Established in 1994, FAOC was founded on the need to scale up interventions for effective child care welfare, protection of orphans and other vulnerable children living with HIV and AIDS. These grassroots efforts aim to effectively mitigate the impact of orphan hood and vulnerability. Since then, the organization now spans operations to two other outer districts; Mbarara and Shema. With tasks at hand, Susan will often find herself on different work excursions from the comfortable dwellings of city life to the last mile rural neighborhoods where basic social services are anything but. You will find her sensitizing parents to pack balanced-diet lunch boxes for their school-going children, convincing school principals into implementing programs and engaging the local government department to implement a school milk program. She will tell you of the many facets to how she uniquely empowers the vulnerable children who are not able to fend for themselves. Handcraft making is one of them.

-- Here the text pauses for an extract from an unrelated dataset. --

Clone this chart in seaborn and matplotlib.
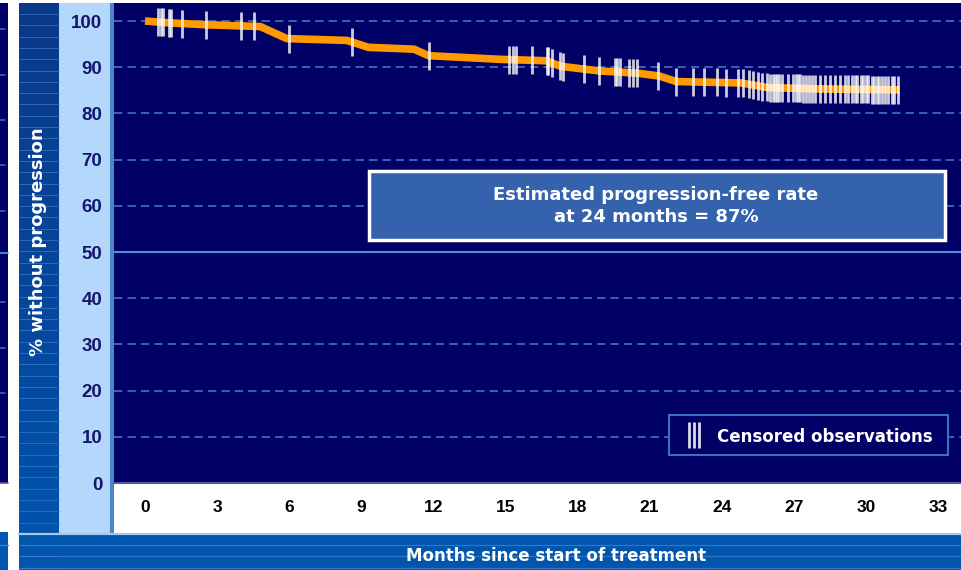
import numpy as np
import matplotlib
matplotlib.use("Agg")
import matplotlib.pyplot as plt
from matplotlib.patches import Rectangle
from matplotlib.colors import LinearSegmentedColormap
from matplotlib import font_manager
import seaborn as sns

# Kaplan-Meier estimate of progression-free percentage
curve_months = [0, 1.0, 2.5, 4.8, 5.9, 8.4, 9.3, 11.2, 11.8, 14.8, 16.7, 17.3,
                18.9, 20.5, 21.4, 22.1, 24.8, 25.9, 28.0, 31.4]
curve_pct = [100, 99.6, 99.2, 98.8, 96.2, 95.8, 94.3, 93.9, 92.5, 91.7, 91.4, 90.2,
             89.2, 88.7, 88.1, 86.9, 86.6, 85.6, 85.3, 85.1]

# Times of censored observations (months)
censored_months = [
    0.55, 0.68, 0.76, 0.98, 1.10, 1.55, 2.55, 4.00, 4.55, 5.98, 8.63, 11.80,
    15.16, 15.30, 15.44, 16.12, 16.72, 16.78, 16.92, 17.27, 17.38, 18.27, 18.91,
    19.56, 19.63, 19.77, 20.15, 20.32, 20.46, 21.36, 22.10, 22.79, 23.26, 23.82,
    24.18, 24.69, 24.90, 25.15, 25.29, 25.52, 25.66, 25.87, 26.01, 26.13, 26.22,
    26.30, 26.38, 26.50, 26.77, 26.97, 27.09, 27.17, 27.26, 27.38, 27.51, 27.63,
    27.74, 27.88, 28.09, 28.30, 28.51, 28.71, 28.92, 29.13, 29.26, 29.41, 29.55,
    29.64, 29.78, 29.86, 30.00, 30.10, 30.24, 30.33, 30.45, 30.56, 30.66, 30.79,
    30.93, 31.07, 31.17, 31.35,
]

x_ticks = list(range(0, 34, 3))
y_ticks = list(range(0, 101, 10))
x_label = "Months since start of treatment"
y_label = "% without progression"
rate_text = "Estimated progression-free rate\nat 24 months = 87%"
legend_label = "Censored observations"

NAVY = "#000066"
ORANGE = "#ff9900"

sns.set_theme(style="white")
plt.rcParams["font.family"] = ["DejaVu Sans"]
installed = {f.name for f in font_manager.fontManager.ttflist}
tick_family = "Liberation Sans Narrow" if "Liberation Sans Narrow" in installed else "Liberation Sans"

W, H = 962, 570
fig = plt.figure(figsize=(W / 100, H / 100), dpi=100, facecolor="white")

# ---- background panels in pixel coordinates ----
deco = fig.add_axes([0, 0, 1, 1], zorder=0)
deco.set_xlim(0, W)
deco.set_ylim(H, 0)
deco.axis("off")

# neighbouring panel edge on the far left
deco.add_patch(Rectangle((0, 3), 8, 480, facecolor=NAVY, edgecolor="none"))
for py in [29, 75, 120, 165, 211, 302, 348, 393, 437]:
    deco.plot([0, 8], [py, py], color="#3763b0", lw=1.3, ls=(0, (3, 2)))
deco.plot([0, 8], [253, 253], color="#4a8fdc", lw=1.3)
deco.plot([0, 8], [483, 483], color="#55559f", lw=1.2)
deco.add_patch(Rectangle((0, 532), 8, 38, facecolor="#0055ad", edgecolor="none"))

# axis-title strip with a vertical gradient
cmap = LinearSegmentedColormap.from_list("strip", ["#0a3989", "#0054ae"])
grad = np.linspace(0, 1, 200).reshape(-1, 1)
deco.imshow(grad, extent=(19, 59, H, 3), aspect="auto", cmap=cmap, origin="upper", zorder=1)
for py in np.arange(14, H, 11.3):
    deco.plot([19, 59], [py, py], color="#3f78c6", lw=0.7, alpha=0.7, zorder=2)

# tick-label strip and separator
deco.add_patch(Rectangle((59, 3), 51, 530, facecolor="#b3d8fb", edgecolor="none", zorder=1))
deco.add_patch(Rectangle((110, 3), 4, 530, facecolor="#4a86c6", edgecolor="none", zorder=1))

# bottom title bar
deco.add_patch(Rectangle((19, 533), W - 19, 37, facecolor="#0055ad", edgecolor="none", zorder=1))
deco.plot([0, 8], [545, 545], color="#3f7dcc", lw=1.0, zorder=2)
for py in [545.1, 556.4, 567.7]:
    deco.plot([19, W], [py, py], color="#3f7dcc", lw=0.9, alpha=0.8, zorder=2)
deco.plot([19, W], [533.5, 533.5], color="#a9c8e8", lw=1.6, zorder=2)

# ---- main plotting area ----
ax = fig.add_axes([114 / W, 87 / H, 848 / W, 480 / H], zorder=2)
ax.set_facecolor(NAVY)
ax.set_xlim(-1.29, 34.0)
ax.set_ylim(0, 103.9)

for v in y_ticks[1:]:
    if v == 50:
        ax.axhline(v, color="#4a8fdc", lw=1.5, zorder=1)
    else:
        ax.axhline(v, color="#3763b0", lw=1.4, ls=(0, (4.3, 2.6)), zorder=1)

sns.lineplot(x=curve_months, y=curve_pct, color=ORANGE, lw=5.5, sort=False,
             estimator=None, ax=ax, zorder=3, solid_capstyle="butt")

censor_pct = np.interp(censored_months, curve_months, curve_pct)
sns.scatterplot(x=censored_months, y=censor_pct, marker="|", s=400, color="white",
                alpha=0.8, linewidth=2.0, ax=ax, zorder=4)

ax.set_xticks(x_ticks)
ax.set_yticks(y_ticks)
ax.set_xticklabels([str(t) for t in x_ticks])
ax.set_yticklabels([str(t) for t in y_ticks])
ax.tick_params(axis="both", length=0)
ax.tick_params(axis="x", pad=12, colors="black")
ax.tick_params(axis="y", pad=8.5, colors="#16166e")
for lab in ax.get_xticklabels():
    lab.set_fontfamily(tick_family)
    lab.set_fontweight("bold")
    lab.set_fontsize(12.5)
for lab in ax.get_yticklabels():
    lab.set_fontfamily(tick_family)
    lab.set_fontweight("bold")
    lab.set_fontsize(13.5)
ax.set_xlabel("")
ax.set_ylabel("")
ax.grid(False)
for side in ["top", "right", "left"]:
    ax.spines[side].set_visible(False)
ax.spines["bottom"].set_color("#55559f")
ax.spines["bottom"].set_linewidth(1.5)

# progression-free rate callout
ax.add_patch(Rectangle((0.3007, 0.506), 0.6793, 0.144, transform=ax.transAxes,
                       facecolor="#3462ad", edgecolor="white", lw=2.5, zorder=5))
ax.text(0.639, 0.577, rate_text, transform=ax.transAxes, ha="center", va="center",
        color="white", fontsize=13, fontweight="bold", linespacing=1.35, zorder=6)

# censoring key
ax.add_patch(Rectangle((0.6545, 0.0583), 0.329, 0.0834, transform=ax.transAxes,
                       facecolor=NAVY, edgecolor="#3b6fc0", lw=1.5, zorder=5))
ax.plot([0.6775, 0.6835, 0.6895], [0.1, 0.1, 0.1], transform=ax.transAxes,
        ls="none", marker="|", ms=19, mew=2.0, color="white", alpha=0.85, zorder=6)
ax.text(0.711, 0.096, legend_label, transform=ax.transAxes, ha="left", va="center",
        color="white", fontsize=12, fontweight="bold", zorder=6)

# axis titles
fig.text(38 / W, 1 - 242 / H, y_label, rotation=90, ha="center", va="center",
         color="white", fontsize=13, fontweight="bold")
fig.text(556 / W, 1 - 556 / H, x_label, ha="center", va="center",
         color="white", fontsize=12, fontweight="bold")

fig.savefig("out.png", dpi=100, facecolor="white")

However, these are not the only problems she and FAOC are trying to address. There is another looming one. In the villages where they spend their time, there is an immense pressure on forest cover for cooking firewood. Market research collected by FAOC and ENVenture reveal that a whopping 70% are still using firewood for cooking, 65% report using kerosene lamps and many households divulge how water treatment is a problem due to unavailability of purification options. And on looking at the bigger picture, these endemic deficiencies will trickle down to the households. Rampant deaths result from inhalation of kerosene toxic fumes and consumption of untreated water. Worse still, it is mothers and young children that fall victim to this global problem. Susan was selected to represent FAOC at the June 2018 ENVenture bootcamp that was grant funded by Women in Leadership. The bootcamp is a workshop that uniquely equips CBOs such as FAOC with the necessary skills through empowered entrepreneur training.
For three days, she spent her time learning and mingling with other like-minded individuals on what it meant to run and operate a successful energy enterprise. Some people in attendance will remember Susan as being sharp witted and engaging during the entirety of the bootcamp, but many of ENVenture’s partner CBOs will also recall her eagerness to get her initial stock financing loan that would come in the form of brand new clean energy product technologies. Prior to this bootcamp, FAOC had not been very active in this dire global concern. In fact one of the aims in their organization profile is geared towards environmental conservation and climate change initiatives for improved livelihoods, but this had not come into full force due to limited funding. She saw the bootcamp as an enterprising foot in the door opportunity to combine her passion for child welfare and the start of something new and challenging. This is how she and FAOC have have started up a new clean energy enterprise known as the FAOC Clean Energy Shop located in Isingiro where she is the Lead Coordinator.
On asking why she agreed to join the ENVenture program, she says her target was to create employment opportunities for youth and for that, it has. The enterprise is also an income generating project for the FAOC and has led to more networking opportunities, the recent one being a visit from the School for International Training (SIT Study Abroad). The global students from the Social Innovation, Design and Development class of 2018 visited the FAOC Clean Energy Shop, and Susan demonstrated the clean energy technologies and their impact in the local community. The students were accompanied by ENVenture’s very own Primus Tushabomwe.
All the above tells the importance of women in accelerating access to clean energy household technologies. A small startup could mean something bigger and recent research shows that early-stage startups co-run by women consistently outperform their male-only counterparts on key barometers such as reporting positive revenues; yet they are significantly less likely to attract equity investors.
For the last three months, the enterprise has now distributed a big chunk of its inventory and is on track to receiving its second tranche disbursement of funding from ENVenture. Susan can finally see that the beneficiaries of the project, including the children and the FAOC, are using the opportunity to reach greater heights.
I still look forward to going ahead with the business and start many more distribution points and generate more money for my community and family at large.
ENVenture is a social enterprise that is building out the ecosystem in the last mile for clean energy access through financing, capacity building and technology.